La otra cara de la moneda
En este caso, las esperanzas puestas en la integración de Rumanía en la UE y en la prohibición que ésta ha realizado de todo tipo de prevaricación. Los partidarios de la democracia en Rumanía cuentan a su favor con que, aunque la capacidad de intervención de la UE consta por escrito, sin ella aún estarían más aislados de lo que están hoy en día. Esa es toda la ventaja de pertenecer a la UE. La otra cara de la moneda es que la autoridad que aplica el Estado de derecho no emana del propio Estado (lo que en un sentido tampoco es ya necesario). El patrocinio bienintencionado de la UE puede que imponga ciertas normas, pero no refuerza necesariamente las fuerzas democráticas en este tipo de países.
Hungría es ejemplo de este efecto de doble filo. El Gobierno nacional-conservador de Viktor Orbán pone deliberadamente a prueba el equilibrio de poderes; pretende situar al partido en el poder, el Fidesz, por encima de las instituciones. Una situación que la UE no tolera. Y ello obliga a Viktor Orbán a dar continuamente marcha atrás, por ejemplo, sobre su política respecto a los medios de comunicacion o del banco central húngaro. Cuando la UE pone los puntos sobre las íes, Viktor Orbán se bate en retirada con gran pompa. Juega a ser dócil, al hacer guiños para mostrar claramente que se repliega, pero únicamente al sentirse bajo presión, y siempre busca la manera de rebajar las pretensiones de Bruselas. Asistimos a un partido de ping-pong entre Viktor Orbán y la UE, en la que la oposición húngara hace de figurante.
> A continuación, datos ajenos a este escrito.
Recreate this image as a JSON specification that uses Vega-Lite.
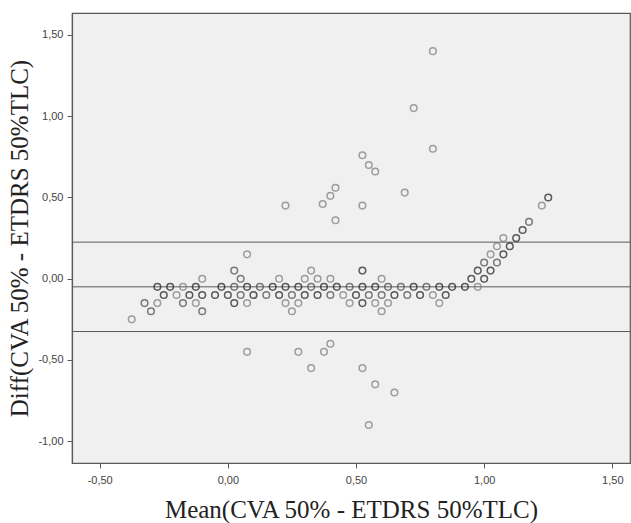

Por simplificarlo, el hecho de que existan en Bruselas guardianes de la moral democrática ha relegado a la oposición húngara a un segundo plano. Este duelo entre Bruselas y Budapest no favorece a Hungría en aquello que no consta en (casi) ningún comunicado emanado de la UE: el peso y las posibilidades de intervención de la sociedad civil.
La elección de la razón
Pero el remedio de la austeridad de la UE también puede traducirse en serios recortes en las sociedades que han tardado siglos en crearse. Es lo que está pasando en Italia. Italia es un país complejo y frágil debido a su tardía configuración como tal. Es uno de los pocos países europeos cuya existencia reside en la multiplicidad de sus identidades regionales y, sobre todo, locales. Eso es lo que los italianos, y también nosotros, apreciamos tanto: una diversidad que se refleja tanto en los paisajes como en las tradiciones arquitectónicas, pero también en las culinarias.
Hoy el país tiene que apretarse el cinturón y el decidido Signore Monti, a quien las agencias de calificación, y de ahora en adelante Silvio Berlusconi, no dan ningún respiro, debe soltar lastre en todo lo que pueda: la administración pública, el sistema de sanidad, la protección social, etc. Lógicamente, tampoco puede olvidarse de la jungla (que también es cultural) de las entidades regionales y locales.
El Gobierno pretende reducir así drásticamente el número de provincias, de regiones y de ayuntamientos. Es la elección de la razón, que no se rige por la historia ni por el corazón. Sobre todo, lo que los italianos lamentan es que esta decisión no sea el fruto de su razonamiento lógico, de su reflexión, sino que sea una directiva de Bruselas. Las "mini-patrias" italianas se ven amenazadas, para emplear los términos del periodista Francesco Merlo. Puede que estas mini-patrias sean disfuncionales para Bruselas, y lo son sin duda alguna, pero lo que Bruselas olvida es que la verdadera vida de la gente real no es una cuestión de funcionalidad o disfuncionalidad.
Desgraciadamente, los responsables políticos europeos no se fijan en este tipo de problemas cuando, en privado, se dan a las alegrías culinarias de un restaurante bretón o una trattoria piamontesa.